[Source code of charts]
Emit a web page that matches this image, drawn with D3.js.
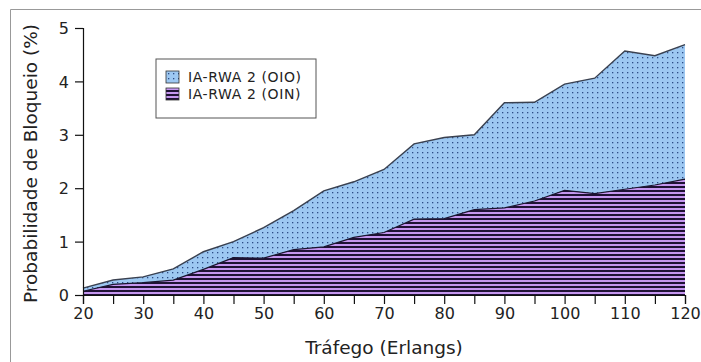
<!DOCTYPE html>
<html lang="en">
<head>
  <meta charset="UTF-8">
  <title>Probabilidade de Bloqueio</title>
  <script src="https://d3js.org/d3.v7.min.js"></script>
  <style>
    body { margin: 0; background: #fff; }
    svg text { font-family: "DejaVu Sans", sans-serif; fill: #222; }
  </style>
</head>
<body>
  <div id="chart"></div>
  <script>
    // traffic load (Erlangs)
    const trafego = [20, 25, 30, 35, 40, 45, 50, 55, 60, 65, 70, 75, 80, 85, 90, 95, 100, 105, 110, 115, 120];
    // blocking probability (%)
    const oio = [0.13, 0.28, 0.34, 0.49, 0.81, 1.0, 1.26, 1.58, 1.95, 2.12, 2.35, 2.83, 2.95, 3.0, 3.6, 3.61, 3.95, 4.06, 4.57, 4.48, 4.69];
    const oin = [0.07, 0.2, 0.23, 0.28, 0.48, 0.7, 0.69, 0.85, 0.9, 1.08, 1.17, 1.42, 1.43, 1.6, 1.63, 1.76, 1.96, 1.9, 1.98, 2.06, 2.17];
    const seriesNames = ["IA-RWA 2 (OIO)", "IA-RWA 2 (OIN)"];
    const yTicks = [0, 1, 2, 3, 4, 5];
    const xTicks = d3.range(20, 121, 5);

    const W = 701, H = 362;
    const margin = {top: 28, right: 16, bottom: 67, left: 83};

    const svg = d3.select("#chart").append("svg")
      .attr("width", W)
      .attr("height", H);

    // patterns
    const defs = svg.append("defs");
    const dots = defs.append("pattern")
      .attr("id", "dots")
      .attr("patternUnits", "userSpaceOnUse")
      .attr("width", 5).attr("height", 5);
    dots.append("rect").attr("width", 5).attr("height", 5).attr("fill", "#9dc8f2");
    dots.append("rect").attr("x", 2).attr("y", 2).attr("width", 1.3).attr("height", 1.3).attr("fill", "#2c4c86");

    const stripes = defs.append("pattern")
      .attr("id", "stripes")
      .attr("patternUnits", "userSpaceOnUse")
      .attr("width", 8).attr("height", 4);
    stripes.append("rect").attr("width", 8).attr("height", 4).attr("fill", "#c596ef");
    stripes.append("rect").attr("y", 2).attr("width", 8).attr("height", 2).attr("fill", "#1f1234");

    // frame lines (top / left)
    svg.append("path")
      .attr("d", "M10.5,362 V9.5 H701")
      .attr("fill", "none")
      .attr("stroke", "#999")
      .attr("stroke-width", 1);

    const x = d3.scaleLinear().domain([20, 120]).range([margin.left, W - margin.right]);
    const y = d3.scaleLinear().domain([0, 5]).range([H - margin.bottom, margin.top]);

    const g = svg.append("g");

    const areaTop = d3.area()
      .x((d, i) => x(trafego[i]))
      .y0(y(0))
      .y1(d => y(d));
    const lineTop = d3.line()
      .x((d, i) => x(trafego[i]))
      .y(d => y(d));

    g.append("path")
      .datum(oio)
      .attr("d", areaTop)
      .attr("fill", "url(#dots)");
    g.append("path")
      .datum(oio)
      .attr("d", lineTop)
      .attr("fill", "none")
      .attr("stroke", "#3a4150")
      .attr("stroke-width", 1.4);

    g.append("path")
      .datum(oin)
      .attr("d", areaTop)
      .attr("fill", "url(#stripes)");
    g.append("path")
      .datum(oin)
      .attr("d", lineTop)
      .attr("fill", "none")
      .attr("stroke", "#1a1530")
      .attr("stroke-width", 1.2);

    // axes
    const xAxis = svg.append("g")
      .attr("transform", `translate(0,${y(0)})`)
      .call(d3.axisBottom(x).tickValues(xTicks).tickSize(9).tickPadding(4)
        .tickFormat(d => d % 10 === 0 ? d : ""));
    const yAxis = svg.append("g")
      .attr("transform", `translate(${margin.left},0)`)
      .call(d3.axisLeft(y).tickValues(yTicks).tickSize(8).tickPadding(6)
        .tickFormat(d3.format("d")));

    [xAxis, yAxis].forEach(a => {
      a.select(".domain").attr("stroke", "#111").attr("stroke-width", 1.2);
      a.selectAll(".tick line").attr("stroke", "#111").attr("stroke-width", 1.2);
      a.selectAll(".tick text").attr("font-size", 16).attr("fill", "#222")
        .attr("font-family", "DejaVu Sans, sans-serif");
    });
    yAxis.selectAll(".tick text").attr("dy", "0.35em");

    // axis titles
    svg.append("text")
      .attr("x", (margin.left + W - margin.right) / 2)
      .attr("y", 354)
      .attr("text-anchor", "middle")
      .attr("font-size", 18.5)
      .text("Tráfego (Erlangs)");
    svg.append("text")
      .attr("transform", `translate(37,${(margin.top + H - margin.bottom) / 2 + 2}) rotate(-90)`)
      .attr("text-anchor", "middle")
      .attr("font-size", 18.5)
      .text("Probabilidade de Bloqueio (%)");

    // legend
    const legend = svg.append("g").attr("transform", "translate(156,59)");
    legend.append("rect")
      .attr("width", 160).attr("height", 59)
      .attr("fill", "#fff")
      .attr("stroke", "#555").attr("stroke-width", 1);
    const fills = ["url(#dots)", "url(#stripes)"];
    seriesNames.forEach((name, i) => {
      const row = legend.append("g").attr("transform", `translate(10,${12 + i * 17})`);
      row.append("rect")
        .attr("width", 13).attr("height", 12)
        .attr("fill", fills[i])
        .attr("stroke", "#333").attr("stroke-width", 0.8);
      row.append("text")
        .attr("x", 22).attr("y", 11)
        .attr("font-size", 14)
        .attr("letter-spacing", 0.6)
        .text(name);
    });
  </script>
</body>
</html>
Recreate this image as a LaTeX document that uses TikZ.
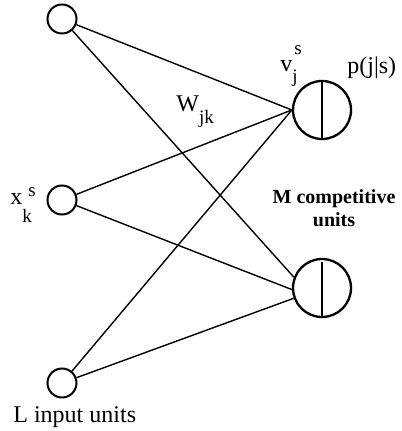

WHAT YOU HAVE TO DO = Print each record exactly as it stands, leaving the images out.

RESPONSE TO THIS EXERCISE =
Emit a web page that matches this image, drawn with D3.js.
<!DOCTYPE html>
<html lang="en">
<head>
  <meta charset="UTF-8">
  <title>Probabilidade de Bloqueio</title>
  <script src="https://d3js.org/d3.v7.min.js"></script>
  <style>
    body { margin: 0; background: #fff; }
    svg text { font-family: "DejaVu Sans", sans-serif; fill: #222; }
  </style>
</head>
<body>
  <div id="chart"></div>
  <script>
    // traffic load (Erlangs)
    const trafego = [20, 25, 30, 35, 40, 45, 50, 55, 60, 65, 70, 75, 80, 85, 90, 95, 100, 105, 110, 115, 120];
    // blocking probability (%)
    const oio = [0.13, 0.28, 0.34, 0.49, 0.81, 1.0, 1.26, 1.58, 1.95, 2.12, 2.35, 2.83, 2.95, 3.0, 3.6, 3.61, 3.95, 4.06, 4.57, 4.48, 4.69];
    const oin = [0.07, 0.2, 0.23, 0.28, 0.48, 0.7, 0.69, 0.85, 0.9, 1.08, 1.17, 1.42, 1.43, 1.6, 1.63, 1.76, 1.96, 1.9, 1.98, 2.06, 2.17];
    const seriesNames = ["IA-RWA 2 (OIO)", "IA-RWA 2 (OIN)"];
    const yTicks = [0, 1, 2, 3, 4, 5];
    const xTicks = d3.range(20, 121, 5);

    const W = 701, H = 362;
    const margin = {top: 28, right: 16, bottom: 67, left: 83};

    const svg = d3.select("#chart").append("svg")
      .attr("width", W)
      .attr("height", H);

    // patterns
    const defs = svg.append("defs");
    const dots = defs.append("pattern")
      .attr("id", "dots")
      .attr("patternUnits", "userSpaceOnUse")
      .attr("width", 5).attr("height", 5);
    dots.append("rect").attr("width", 5).attr("height", 5).attr("fill", "#9dc8f2");
    dots.append("rect").attr("x", 2).attr("y", 2).attr("width", 1.3).attr("height", 1.3).attr("fill", "#2c4c86");

    const stripes = defs.append("pattern")
      .attr("id", "stripes")
      .attr("patternUnits", "userSpaceOnUse")
      .attr("width", 8).attr("height", 4);
    stripes.append("rect").attr("width", 8).attr("height", 4).attr("fill", "#c596ef");
    stripes.append("rect").attr("y", 2).attr("width", 8).attr("height", 2).attr("fill", "#1f1234");

    // frame lines (top / left)
    svg.append("path")
      .attr("d", "M10.5,362 V9.5 H701")
      .attr("fill", "none")
      .attr("stroke", "#999")
      .attr("stroke-width", 1);

    const x = d3.scaleLinear().domain([20, 120]).range([margin.left, W - margin.right]);
    const y = d3.scaleLinear().domain([0, 5]).range([H - margin.bottom, margin.top]);

    const g = svg.append("g");

    const areaTop = d3.area()
      .x((d, i) => x(trafego[i]))
      .y0(y(0))
      .y1(d => y(d));
    const lineTop = d3.line()
      .x((d, i) => x(trafego[i]))
      .y(d => y(d));

    g.append("path")
      .datum(oio)
      .attr("d", areaTop)
      .attr("fill", "url(#dots)");
    g.append("path")
      .datum(oio)
      .attr("d", lineTop)
      .attr("fill", "none")
      .attr("stroke", "#3a4150")
      .attr("stroke-width", 1.4);

    g.append("path")
      .datum(oin)
      .attr("d", areaTop)
      .attr("fill", "url(#stripes)");
    g.append("path")
      .datum(oin)
      .attr("d", lineTop)
      .attr("fill", "none")
      .attr("stroke", "#1a1530")
      .attr("stroke-width", 1.2);

    // axes
    const xAxis = svg.append("g")
      .attr("transform", `translate(0,${y(0)})`)
      .call(d3.axisBottom(x).tickValues(xTicks).tickSize(9).tickPadding(4)
        .tickFormat(d => d % 10 === 0 ? d : ""));
    const yAxis = svg.append("g")
      .attr("transform", `translate(${margin.left},0)`)
      .call(d3.axisLeft(y).tickValues(yTicks).tickSize(8).tickPadding(6)
        .tickFormat(d3.format("d")));

    [xAxis, yAxis].forEach(a => {
      a.select(".domain").attr("stroke", "#111").attr("stroke-width", 1.2);
      a.selectAll(".tick line").attr("stroke", "#111").attr("stroke-width", 1.2);
      a.selectAll(".tick text").attr("font-size", 16).attr("fill", "#222")
        .attr("font-family", "DejaVu Sans, sans-serif");
    });
    yAxis.selectAll(".tick text").attr("dy", "0.35em");

    // axis titles
    svg.append("text")
      .attr("x", (margin.left + W - margin.right) / 2)
      .attr("y", 354)
      .attr("text-anchor", "middle")
      .attr("font-size", 18.5)
      .text("Tráfego (Erlangs)");
    svg.append("text")
      .attr("transform", `translate(37,${(margin.top + H - margin.bottom) / 2 + 2}) rotate(-90)`)
      .attr("text-anchor", "middle")
      .attr("font-size", 18.5)
      .text("Probabilidade de Bloqueio (%)");

    // legend
    const legend = svg.append("g").attr("transform", "translate(156,59)");
    legend.append("rect")
      .attr("width", 160).attr("height", 59)
      .attr("fill", "#fff")
      .attr("stroke", "#555").attr("stroke-width", 1);
    const fills = ["url(#dots)", "url(#stripes)"];
    seriesNames.forEach((name, i) => {
      const row = legend.append("g").attr("transform", `translate(10,${12 + i * 17})`);
      row.append("rect")
        .attr("width", 13).attr("height", 12)
        .attr("fill", fills[i])
        .attr("stroke", "#333").attr("stroke-width", 0.8);
      row.append("text")
        .attr("x", 22).attr("y", 11)
        .attr("font-size", 14)
        .attr("letter-spacing", 0.6)
        .text(name);
    });
  </script>
</body>
</html>
Recreate this image as a LaTeX document that uses TikZ.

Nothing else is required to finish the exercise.